KTM is now a three-time race winner in only its fourth season in the premier class, while Suzuki has turned around a project mired in disaster as recently as 2017 to become the underdog world champion in 2020 with Joan Mir.
The knock-on effect of strong manufacturers is a strong field all through the entry, too. Gone are the days of bodged-together frames carrying superbike engines, instead replaced with a field of almost-entirely factory spec machines.
Every MotoGP fan on earth owes a special debt of gratitude to that collection of crap bikes that made up the 2012 grid
It’s no secret that series organiser Dorna’s goal is a grid of 24 machines, with each factory supplying two bikes for their own team and two more to a satellite operation. In reality, as manufacturers realise the benefit of more data, we’ve ended up with a field of 22 machines right now where 19 of them will be the latest models.
It’s been a long road to get there, from the era of depleted grids, modified road bikes and unheard-of riders barely qualifying for races – but it’s fair to say that the current rulebook, born out of the CRT era, has made MotoGP one of the most competitive race series in the world right now.

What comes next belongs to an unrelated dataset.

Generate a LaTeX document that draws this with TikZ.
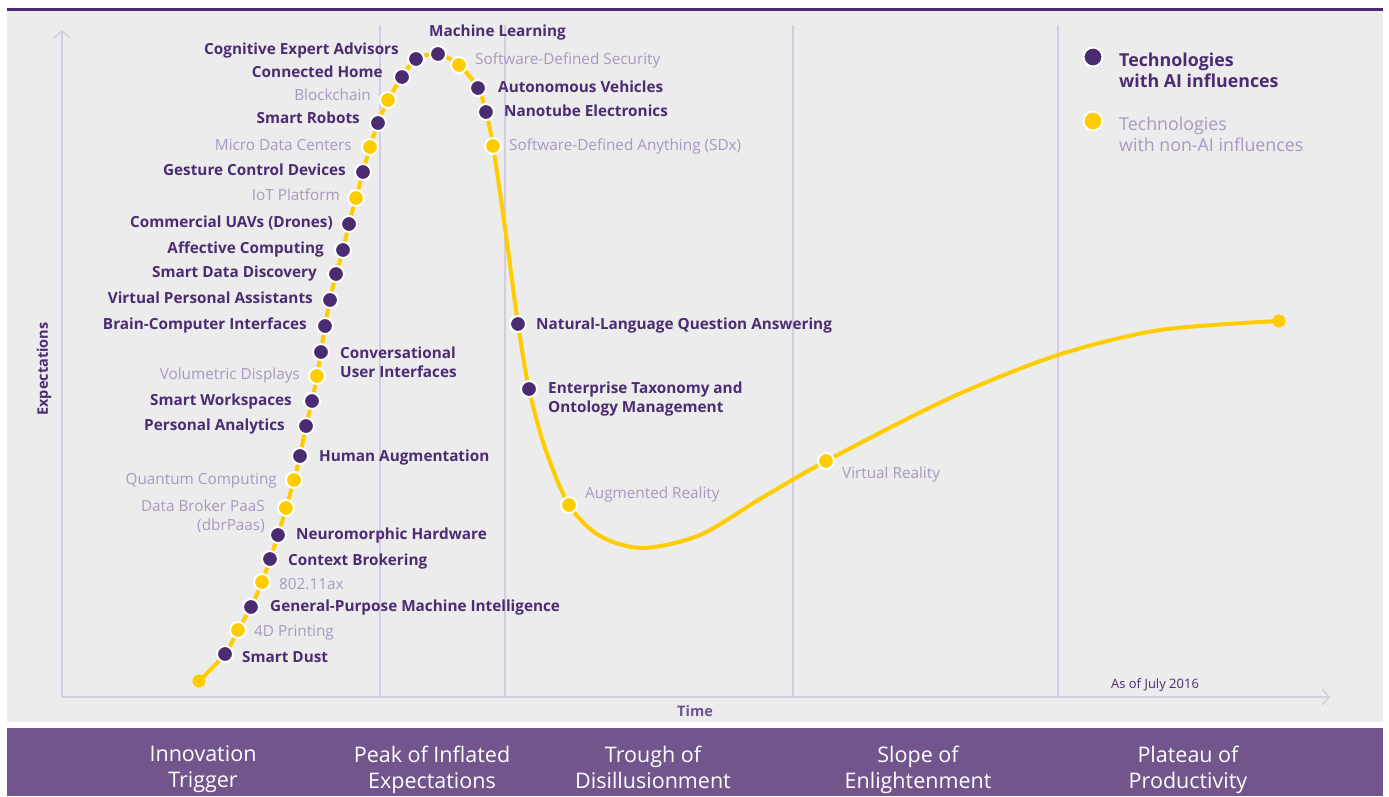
\documentclass[tikz,border=0pt]{standalone}
\usepackage{fontspec}
\setmainfont{Open Sans}
\usepackage{xcolor}
\usetikzlibrary{arrows.meta,positioning}
\definecolor{aipurple}{RGB}{75,44,115}
\definecolor{nonaitext}{RGB}{168,152,192}
\definecolor{hypeyellow}{RGB}{255,204,0}
\definecolor{bandpurple}{RGB}{115,85,142}
\definecolor{panelgray}{RGB}{236,236,236}
\definecolor{axislilac}{RGB}{212,204,226}
\definecolor{timepurple}{RGB}{110,80,150}
\newcommand{\lblfont}{\fontsize{15.3}{19}\selectfont}
\tikzset{
    aidot/.style={circle, fill=aipurple, draw=white, line width=2pt, minimum size=16pt, inner sep=0pt},
    nonaidot/.style={aidot, fill=hypeyellow},
    enddot/.style={circle, fill=hypeyellow, minimum size=13pt, inner sep=0pt},
    ailbl/.style={inner sep=0pt, yshift=-3pt, text=aipurple, font=\lblfont\bfseries},
    nonailbl/.style={inner sep=0pt, yshift=-3pt, text=nonaitext, font=\lblfont},
    phase/.style={text=white, align=center, inner sep=0pt, anchor=north, font=\fontsize{21.5}{26}\selectfont},
    guide/.style={axislilac, line width=1.4pt},
}

\begin{document}
\begin{tikzpicture}[x=1pt, y=-1pt]
    % Page and panels (1 unit = 1 pixel of the 1389x796 reference)
    \fill[white] (0,0) rectangle (1389,796);
    \useasboundingbox (0,0) rectangle (1389,796);
    \fill[panelgray] (7,10) rectangle (1383,722);
    \draw[aipurple, line width=3pt] (7,9) -- (1383,9);
    \fill[bandpurple] (7,728) rectangle (1383,796);

    % Phase separators
    \foreach \x in {380,505,793,1058} {
        \draw[guide] (\x,25) -- (\x,697);
    }

    % Axes
    \draw[guide, -{Straight Barb[length=7pt,width=16pt]}] (62,697) -- (62,30);
    \draw[guide, -{Straight Barb[length=7pt,width=16pt]}] (62,697) -- (1330,697);
    \node[text=aipurple, font=\fontsize{14.5}{16}\selectfont\bfseries, rotate=90] (ylbl) at (44,369) {Expectations};
    \node[text=timepurple, font=\fontsize{14.5}{16}\selectfont\bfseries] (xlbl) at (695,711) {Time};
    \node[text=aipurple, font=\fontsize{13}{15}\selectfont] (asof) at (1155,685) {As of July 2016};

    % Hype curve
    \draw[hypeyellow, line width=4pt, line cap=round] plot[smooth, tension=0.5] coordinates {
        (199,681) (225,654) (238,630) (251,607) (262,582) (270,559) (278,535) (286,508)
        (294,480) (300,456) (306,426) (312,401) (317,376) (321,352) (325,326) (330,300)
        (336,274) (343,250) (349,224) (356,198) (363,172) (370,147) (378,123) (388,100)
        (402,77) (416,59) (438,54) (459,65) (478,88) (486,112) (493,146) (506,235)
        (518,324) (529,389) (545,448) (569,505) (600,536) (643,548) (700,535) (760,499)
        (826,461) (950,398) (1058,355) (1160,330) (1279,321)};
    \node[enddot] (start) at (199,681) {};
    \node[enddot] (plateau) at (1279,321) {};

    % Technologies with AI influences
    \foreach \n/\x/\y in {sdust/225/654, gpmi/251/607, ctxb/270/559, neuro/278/535,
        human/300/456, pana/306/426, swork/312/401, conv/321/352, bci/325/326,
        vpa/330/300, sdd/336/274, affc/343/250, uav/349/224, gest/363/172,
        srob/378/123, chome/402/77, cea/416/59, ml/438/54, auto/478/88,
        nano/486/112, nlqa/518/324, ent/529/389} {
        \node[aidot] (\n) at (\x,\y) {};
    }

    % Technologies with non-AI influences
    \foreach \n/\x/\y in {print/238/630, wifi/262/582, dbr/286/508, quant/294/480,
        volu/317/376, iot/356/198, mdc/370/147, block/388/100, sds/459/65,
        sdx/493/146, ar/569/505, vr/826/461} {
        \node[nonaidot] (\n) at (\x,\y) {};
    }

    % Labels left of the curve
    \node[ailbl, anchor=mid east] (cea-t) at (399,49) {Cognitive Expert Advisors};
    \node[ailbl, anchor=mid east] (chome-t) at (383,72) {Connected Home};
    \node[nonailbl, anchor=mid east] (block-t) at (371,95) {Blockchain};
    \node[ailbl, anchor=mid east] (srob-t) at (360,118) {Smart Robots};
    \node[nonailbl, anchor=mid east] (mdc-t) at (352,145) {Micro Data Centers};
    \node[ailbl, anchor=mid east] (gest-t) at (346,170) {Gesture Control Devices};
    \node[nonailbl, anchor=mid east] (iot-t) at (340,195) {IoT Platform};
    \node[ailbl, anchor=mid east] (uav-t) at (333,222) {Commercial UAVs (Drones)};
    \node[ailbl, anchor=mid east] (affc-t) at (324,248) {Affective Computing};
    \node[ailbl, anchor=mid east] (sdd-t) at (317,272) {Smart Data Discovery};
    \node[ailbl, anchor=mid east] (vpa-t) at (313,298) {Virtual Personal Assistants};
    \node[ailbl, anchor=mid east] (bci-t) at (307,324) {Brain-Computer Interfaces};
    \node[nonailbl, anchor=mid east] (volu-t) at (300,374) {Volumetric Displays};
    \node[ailbl, anchor=mid east] (swork-t) at (292,400) {Smart Workspaces};
    \node[ailbl, anchor=mid east] (pana-t) at (285,425) {Personal Analytics};
    \node[nonailbl, anchor=mid east] (quant-t) at (277,479) {Quantum Computing};
    \node[nonailbl, anchor=north east, align=right] (dbr-t) at (265,497) {Data Broker PaaS\\(dbrPaas)};

    % Labels right of the curve
    \node[ailbl, anchor=mid west] (ml-t) at (429,31) {Machine Learning};
    \node[nonailbl, anchor=mid west] (sds-t) at (475,59) {Software-Defined Security};
    \node[ailbl, anchor=mid west] (auto-t) at (498,87) {Autonomous Vehicles};
    \node[ailbl, anchor=mid west] (nano-t) at (504,111) {Nanotube Electronics};
    \node[nonailbl, anchor=mid west] (sdx-t) at (509,145) {Software-Defined Anything (SDx)};
    \node[ailbl, anchor=mid west] (nlqa-t) at (536,324) {Natural-Language Question Answering};
    \node[ailbl, anchor=north west, align=left] (ent-t) at (548,379) {Enterprise Taxonomy and\\Ontology Management};
    \node[nonailbl, anchor=mid west] (ar-t) at (585,493) {Augmented Reality};
    \node[nonailbl, anchor=mid west] (vr-t) at (842,473) {Virtual Reality};
    \node[ailbl, anchor=north west, align=left] (conv-t) at (340,344) {Conversational\\User Interfaces};
    \node[ailbl, anchor=mid west] (human-t) at (319,456) {Human Augmentation};
    \node[ailbl, anchor=mid west] (neuro-t) at (296,534) {Neuromorphic Hardware};
    \node[ailbl, anchor=mid west] (ctxb-t) at (288,560) {Context Brokering};
    \node[nonailbl, anchor=mid west] (wifi-t) at (279,584) {802.11ax};
    \node[ailbl, anchor=mid west] (gpmi-t) at (270,606) {General-Purpose Machine Intelligence};
    \node[nonailbl, anchor=mid west] (print-t) at (254,631) {4D Printing};
    \node[ailbl, anchor=mid west] (sdust-t) at (242,657) {Smart Dust};

    % Legend
    \node[aidot, minimum size=19pt] (keyai) at (1093,57) {};
    \node[nonaidot, minimum size=19pt] (keynonai) at (1093,121) {};
    \node[ailbl, font=\fontsize{17.8}{21}\selectfont\bfseries, anchor=north west, align=left] (keyai-t) at (1119,50) {Technologies\\with AI influences};
    \node[nonailbl, font=\fontsize{17.8}{21}\selectfont, anchor=north west, align=left] (keynonai-t) at (1119,114) {Technologies\\with non-AI influences};

    % Phases of the cycle
    \foreach \n/\x/\txt in {trig/203/Innovation\\Trigger, peak/432/Peak of Inflated\\Expectations,
        trough/653/Trough of\\Disillusionment, slope/918/Slope of\\Enlightenment,
        plat/1188/Plateau of\\Productivity} {
        \node[phase] (\n) at (\x,746) {\txt};
    }
\end{tikzpicture}
\end{document}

The stats back that up, too. Just look at the 2019 Qatar Grand Prix, for example, where only 0.023 seconds covered winner Andrea Dovizioso and Marc Marquez at the chequered flag. However, far more impressively, fifth placed finisher Valentino Rossi was a mere 0.6s back on Dovi, while Johann Zarco brought his KTM home in 15th place, only 15.093s from the win.
The 2020 title battle was even closer. Amid nine different winners from 14 races, Mir won the title by 13 points – but his team-mate Alex Rins in third ended up just seven points clear of Jack Miller in seventh.
Satellite team Petronas SRT Yamaha almost won the teams’ championship, relative rookie KTM beat Honda in the constructors’ series, and four of the six manufacturers on the grid won races.
The foundation for what we’re witnessing was born, despite considerable derision at the time, from the genius of the CRT era.
While they might have been mocked at the time, every MotoGP fan on earth owes a special debt of gratitude to that collection of crap bikes that made up the 2012 grid!